* _Records for processing_
========================================
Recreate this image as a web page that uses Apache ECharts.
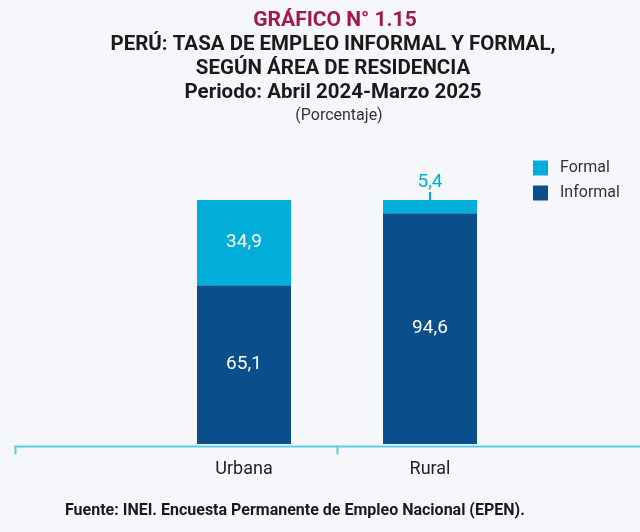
<!DOCTYPE html>
<html>
<head>
<meta charset="utf-8">
<script src="https://cdn.jsdelivr.net/npm/echarts@6/dist/echarts.min.js"></script>
<style>
  html, body { margin: 0; padding: 0; background: #f5f7fa; }
  #chart { width: 640px; height: 532px; }
</style>
</head>
<body>
<div id="chart"></div>
<script>
// datos del gráfico
var categorias = ['Urbana', 'Rural'];
var informal = [65.1, 94.6];
var formal = [34.9, 5.4];

var colorFormal = '#00aed9';
var colorInformal = '#0a4f8b';

function fmt(v) {
    return String(v).replace('.', ',');
}

// etiquetas blancas dentro; si el tramo es chico, etiqueta arriba con guía
var formalData = formal.map(function (v) {
    if (v < 10) {
        return {
            value: v,
            label: { position: 'inside', color: colorFormal },
            labelLine: { show: true, lineStyle: { color: colorFormal, width: 2 } }
        };
    }
    return v;
});

var chart = echarts.init(document.getElementById('chart'));
var option = {
    backgroundColor: '#f5f7fa',
    textStyle: { fontFamily: 'Roboto' },
    title: [
        {
            text: 'GRÁFICO N° 1.15',
            left: 330, top: 5, textAlign: 'center',
            textStyle: { color: '#a3174b', fontSize: 21, fontWeight: 'bold' }
        },
        {
            text: 'PERÚ: TASA DE EMPLEO INFORMAL Y FORMAL,\nSEGÚN ÁREA DE RESIDENCIA\nPeriodo: Abril 2024-Marzo 2025',
            left: 328, top: 28, textAlign: 'center',
            textStyle: { color: '#1a1a1a', fontSize: 20.5, fontWeight: 'bold', lineHeight: 24 }
        },
        {
            text: '(Porcentaje)',
            left: 334, top: 103, textAlign: 'center',
            textStyle: { color: '#333333', fontSize: 16, fontWeight: 'normal' }
        },
        {
            text: 'Fuente: INEI. Encuesta Permanente de Empleo Nacional (EPEN).',
            left: 60, top: 498,
            textStyle: { color: '#1a1a1a', fontSize: 16, fontWeight: 'bold' }
        }
    ],
    legend: {
        orient: 'vertical',
        left: 528, top: 155,
        itemWidth: 15, itemHeight: 15, itemGap: 9,
        icon: 'rect',
        data: ['Formal', 'Informal'],
        textStyle: { color: '#333333', fontSize: 16, padding: [0, 0, 0, 7] }
    },
    grid: { left: 151, right: 117, top: 200, bottom: 88 },
    xAxis: {
        type: 'category',
        data: categorias,
        axisLine: { show: false },
        axisTick: { show: false },
        axisLabel: { color: '#222222', fontSize: 18, margin: 16 }
    },
    yAxis: {
        type: 'value', min: 0, max: 100,
        show: false,
        splitLine: { show: false }
    },
    graphic: [
        {
            type: 'group', left: 12, top: 443, silent: true,
            children: [
                { type: 'line', shape: { x1: 0, y1: 1, x2: 628, y2: 1 }, style: { stroke: '#5ccbe8', lineWidth: 2 } },
                { type: 'line', shape: { x1: 1, y1: 0, x2: 1, y2: 9 }, style: { stroke: '#5ccbe8', lineWidth: 2 } },
                { type: 'line', shape: { x1: 323, y1: 0, x2: 323, y2: 9 }, style: { stroke: '#5ccbe8', lineWidth: 2 } }
            ]
        }
    ],
    series: [
        {
            name: 'Informal',
            type: 'bar', stack: 'total',
            barWidth: 94,
            data: informal,
            itemStyle: { color: colorInformal },
            label: {
                show: true, position: 'inside', color: '#ffffff', fontSize: 19,
                formatter: function (p) { return fmt(p.value); }
            }
        },
        {
            name: 'Formal',
            type: 'bar', stack: 'total',
            barWidth: 94,
            data: formalData,
            itemStyle: { color: colorFormal },
            label: {
                show: true, position: 'inside', color: '#ffffff', fontSize: 19,
                formatter: function (p) { return fmt(p.value); }
            },
            labelLayout: function (p) {
                if (formal[p.dataIndex] < 10) {
                    return { dy: -24 };
                }
                return {};
            }
        }
    ]
};
chart.setOption(option);
</script>
</body>
</html>
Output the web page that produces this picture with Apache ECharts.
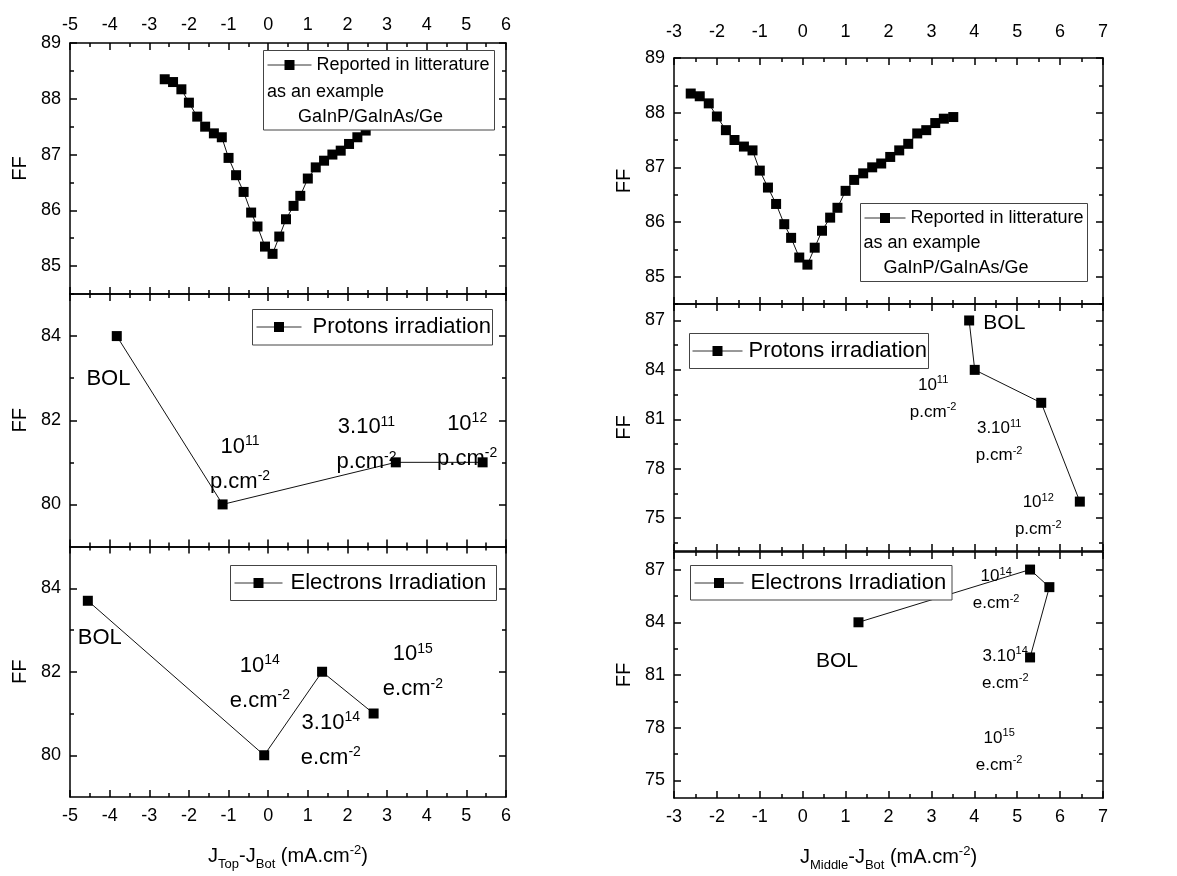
<!DOCTYPE html>
<html><head><meta charset="utf-8">
<script src="https://cdn.jsdelivr.net/npm/echarts@6/dist/echarts.min.js"></script>
<style>html,body{margin:0;padding:0;background:#fff}#c{width:1177px;height:876px}</style>
</head><body><div id="c"></div>
<script>
// ---------------- DATA ----------------
const litX  = [-2.61,-2.40,-2.19,-2.00,-1.79,-1.59,-1.37,-1.17,-1.00,-0.81,-0.62,-0.43,-0.27,-0.08,0.11,0.28,0.45,0.64,0.81,1.00,1.20,1.41,1.62,1.83,2.04,2.25,2.46,2.67,2.88,3.09,3.29,3.51];
const litFF = [88.35,88.30,88.17,87.93,87.68,87.50,87.38,87.31,86.94,86.63,86.33,85.96,85.71,85.35,85.22,85.53,85.84,86.08,86.26,86.57,86.77,86.89,87.00,87.07,87.19,87.31,87.43,87.62,87.68,87.81,87.89,87.92];

const protTopX  = [-3.82,-1.15,3.22,5.41];
const protTopFF = [84,80,81,81];
const elecTopX  = [-4.55,-0.10,1.36,2.66];
const elecTopFF = [83.7,80,82,81];

const protMidX  = [3.88,4.01,5.56,6.46];
const protMidFF = [87,84,82,76];
const elecMidX  = [1.30,5.30,5.75,5.30];
const elecMidFF = [84,87,86,82];

const protonLabels   = ['BOL','{b|10}{s|11}\n{b|p.cm}{s|-2}','{b|3.10}{s|11}\n{b|p.cm}{s|-2}','{b|10}{s|12}\n{b|p.cm}{s|-2}'];
const electronLabels = ['BOL','{b|10}{s|14}\n{b|e.cm}{s|-2}','{b|3.10}{s|14}\n{b|e.cm}{s|-2}','{b|10}{s|15}\n{b|e.cm}{s|-2}'];

// annotation anchors (data units)
const annProtTop = [[-4.03,82.99],[-0.71,80.95],[2.48,81.42],[5.02,81.50]];
const annElecTop = [[-4.25,82.81],[-0.21,81.72],[1.58,80.35],[3.65,82.00]];
const annProtMid = [[4.70,86.84],[3.04,82.27],[4.58,79.62],[5.49,75.11]];
const annElecMid = [[0.80,81.78],[4.51,85.83],[4.72,81.31],[4.58,76.65]];

const yMajLit = [85,86,87,88,89];      const yMinLit = [84.5,85.5,86.5,87.5,88.5];
const yMajIrrL = [80,82,84];           const yMinIrrL = [81,83];
const yMajIrrR = [75,78,81,84,87];     const yMinProtR = [73.5,76.5,79.5,82.5,85.5]; const yMinElecR = [76.5,79.5,82.5,85.5];

const legLit = 'Reported in litterature';
const legProt = 'Protons irradiation';
const legElec = 'Electrons Irradiation';
const legLine2 = 'as an example';
const legLine3 = 'GaInP/GaInAs/Ge';
const titleL = '{j|J}{sub|Top}{j|-J}{sub|Bot}{j| (mA.cm}{sup|-2}{j|)}';
const titleR = '{j|J}{sub|Middle}{j|-J}{sub|Bot}{j| (mA.cm}{sup|-2}{j|)}';

// ---------------- LAYOUT ----------------
const FONT = '"Liberation Sans", Arial, Helvetica, sans-serif';
const panels = [
  {g:{left:70, top:43,  width:436, height:251}, x:[-5,6], y:[84.5,89], maj:yMajLit, min:yMinLit, topLab:true, topMargin:9},
  {g:{left:70, top:294, width:436, height:252.5}, x:[-5,6], y:[79,85], maj:yMajIrrL, min:yMinIrrL},
  {g:{left:70, top:546.5, width:436, height:250.5}, x:[-5,6], y:[79,85], maj:yMajIrrL, min:yMinIrrL, botLab:true, title:titleL},
  {g:{left:674, top:58, width:429, height:246}, x:[-3,7], y:[84.5,89], maj:yMajLit, min:yMinLit, topLab:true, topMargin:17},
  {g:{left:674, top:304, width:429, height:247}, x:[-3,7], y:[73,88], maj:yMajIrrR, min:yMinProtR},
  {g:{left:674, top:552, width:429, height:246}, x:[-3,7], y:[74,88], maj:yMajIrrR, min:yMinElecR, botLab:true, title:titleR}
];

const grids=[], xAxes=[], yAxes=[];
const lineS = {color:'#000', width:1.5};
const labS = {color:'#000', fontSize:18, fontFamily:FONT};
const mainIdx = [];
panels.forEach((p,i)=>{
  const gMain = grids.length; grids.push(Object.assign({containLabel:false}, p.g));
  const gMin = grids.length; grids.push(Object.assign({containLabel:false}, p.g));
  const xb = xAxes.length;
  const xBase = {type:'value', min:p.x[0], max:p.x[1], interval:1,
    axisLine:{show:true,onZero:false,lineStyle:lineS},
    axisTick:{show:true,inside:true,length:7,lineStyle:lineS},
    minorTick:{show:true,splitNumber:2,length:4,lineStyle:lineS},
    splitLine:{show:false}, minorSplitLine:{show:false}};
  xAxes.push(Object.assign({}, xBase, {gridIndex:gMain, position:'bottom',
    axisLabel:Object.assign({show:!!p.botLab, margin:10}, labS),
    name: p.title||'', nameLocation:'middle', nameGap:44,
    nameTextStyle:{color:'#000', fontFamily:FONT, rich:{
      j:{fontSize:20, lineHeight:30, fontFamily:FONT, color:'#000'},
      sub:{fontSize:13, verticalAlign:'bottom', fontFamily:FONT, color:'#000'},
      sup:{fontSize:13, verticalAlign:'top', padding:[3,0,0,0], fontFamily:FONT, color:'#000'}}}}));
  xAxes.push(Object.assign({}, xBase, {gridIndex:gMain, position:'top',
    axisLabel:Object.assign({show:!!p.topLab, margin:p.topMargin||8}, labS)}));
  xAxes.push({type:'value', gridIndex:gMin, min:p.x[0], max:p.x[1], show:false,
    axisLine:{show:false,onZero:false}});
  const yb = yAxes.length;
  const yBase = {type:'value', min:p.y[0], max:p.y[1],
    axisLine:{show:true,onZero:false,lineStyle:lineS},
    splitLine:{show:false}};
  yAxes.push(Object.assign({}, yBase, {gridIndex:gMain, position:'left',
    axisTick:{show:true,inside:true,length:7,lineStyle:lineS,customValues:p.maj},
    axisLabel:Object.assign({show:true,margin:9,customValues:p.maj}, labS),
    name:'FF', nameLocation:'middle', nameRotate:90, nameGap:40,
    nameTextStyle:{color:'#000', fontSize:20, fontFamily:FONT}}));
  yAxes.push(Object.assign({}, yBase, {gridIndex:gMain, position:'right',
    axisTick:{show:true,inside:true,length:7,lineStyle:lineS,customValues:p.maj},
    axisLabel:{show:false}}));
  yAxes.push({type:'value', gridIndex:gMin, position:'left', min:p.y[0], max:p.y[1],
    axisLine:{show:false,onZero:false}, splitLine:{show:false}, axisLabel:{show:false},
    axisTick:{show:true,inside:true,length:4,lineStyle:lineS,customValues:p.min}});
  yAxes.push({type:'value', gridIndex:gMin, position:'right', min:p.y[0], max:p.y[1],
    axisLine:{show:false,onZero:false}, splitLine:{show:false}, axisLabel:{show:false},
    axisTick:{show:true,inside:true,length:4,lineStyle:lineS,customValues:p.min}});
  mainIdx.push({x:xb, y:yb});
});

const zip = (a,b)=>a.map((v,i)=>[v,b[i]]);
const richL = {b:{fontSize:22, lineHeight:35, fontFamily:FONT, color:'#000'},
               s:{fontSize:14, verticalAlign:'top', padding:[5,0,0,0], fontFamily:FONT, color:'#000'}};
const richR = {b:{fontSize:17, lineHeight:27, fontFamily:FONT, color:'#000'},
               s:{fontSize:11, verticalAlign:'top', padding:[3,0,0,0], fontFamily:FONT, color:'#000'}};
function ann(anchors, labels, big, rich, bolSize){
  return {symbol:'rect', symbolSize:1, itemStyle:{color:'rgba(0,0,0,0)'}, silent:true, animation:false,
    label:{show:true, position:'inside', color:'#000', fontFamily:FONT, fontSize:big, rich:rich},
    data: anchors.map((a,i)=>({coord:a, label:{formatter:labels[i], fontSize: i===0?bolSize:big}}))};
}
function ser(name, i, xs, ys, mp){
  return {type:'line', name, xAxisIndex:mainIdx[i].x, yAxisIndex:mainIdx[i].y, data:zip(xs,ys),
    symbol:'rect', symbolSize:10, itemStyle:{color:'#000'}, lineStyle:{color:'#111', width:1},
    z:2, animation:false, markPoint:mp};
}
const series = [
  ser(legLit, 0, litX, litFF),
  ser(legProt, 1, protTopX, protTopFF, ann(annProtTop, protonLabels, 22, richL, 22)),
  ser(legElec, 2, elecTopX, elecTopFF, ann(annElecTop, electronLabels, 22, richL, 22)),
  ser(legLit, 3, litX, litFF),
  ser(legProt, 4, protMidX, protMidFF, ann(annProtMid, protonLabels, 17, richR, 21)),
  ser(legElec, 5, elecMidX, elecMidFF, ann(annElecMid, electronLabels, 17, richR, 21))
];

function leg(name, left, cy, fs, iw, gap){
  const lh = fs+4;
  return {data:[name], left:left, top:cy-lh/2, padding:0, itemWidth:iw, itemHeight:12.5, selectedMode:false, z:10,
    lineStyle:{color:'#333', width:1},
    textStyle:{fontSize:fs, fontFamily:FONT, color:'#000', lineHeight:lh, padding:[0,0,0,gap]}};
}
const legends = [
  leg(legLit, 267, 65, 18, 44, 0),
  leg(legProt, 256, 327, 22, 45, 6),
  leg(legElec, 234, 583, 22, 48, 3),
  leg(legLit, 864, 218, 18, 41, 0),
  leg(legProt, 692, 351, 22, 50, 1),
  leg(legElec, 694, 583, 22, 49, 2)
];

const graphics = [];
function box(x,y,w,h){ graphics.push({type:'rect', z:3, shape:{x,y,width:w,height:h}, style:{fill:'#fff', stroke:'#444', lineWidth:1}}); }
function txt(x,y,t){ graphics.push({type:'text', z:5, x, y, style:{text:t, fontSize:18, fontFamily:FONT, fill:'#000', verticalAlign:'middle', align:'left'}}); }
box(263.5,50.5,231,79.5); txt(267,92,legLine2); txt(298,117,legLine3);
box(252.5,309.5,240,35.5);
box(230.5,565.5,266,35);
box(860.5,203.5,227,78); txt(863.5,243.5,legLine2); txt(883.5,268.5,legLine3);
box(689.5,333.5,239,35);
box(690.5,565.5,261.5,34.5);

const chart = echarts.init(document.getElementById('c'), null, {renderer:'canvas'});
chart.setOption({
  animation:false, backgroundColor:'#fff',
  grid:grids, xAxis:xAxes, yAxis:yAxes, series, legend:legends, graphic:graphics
});
</script></body></html>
========================================
Copy all lines in the listing above where the string "that" appears.

* _Response_
Recreate this image as a web page that uses Apache ECharts.
Output the web page that produces this picture with Apache ECharts.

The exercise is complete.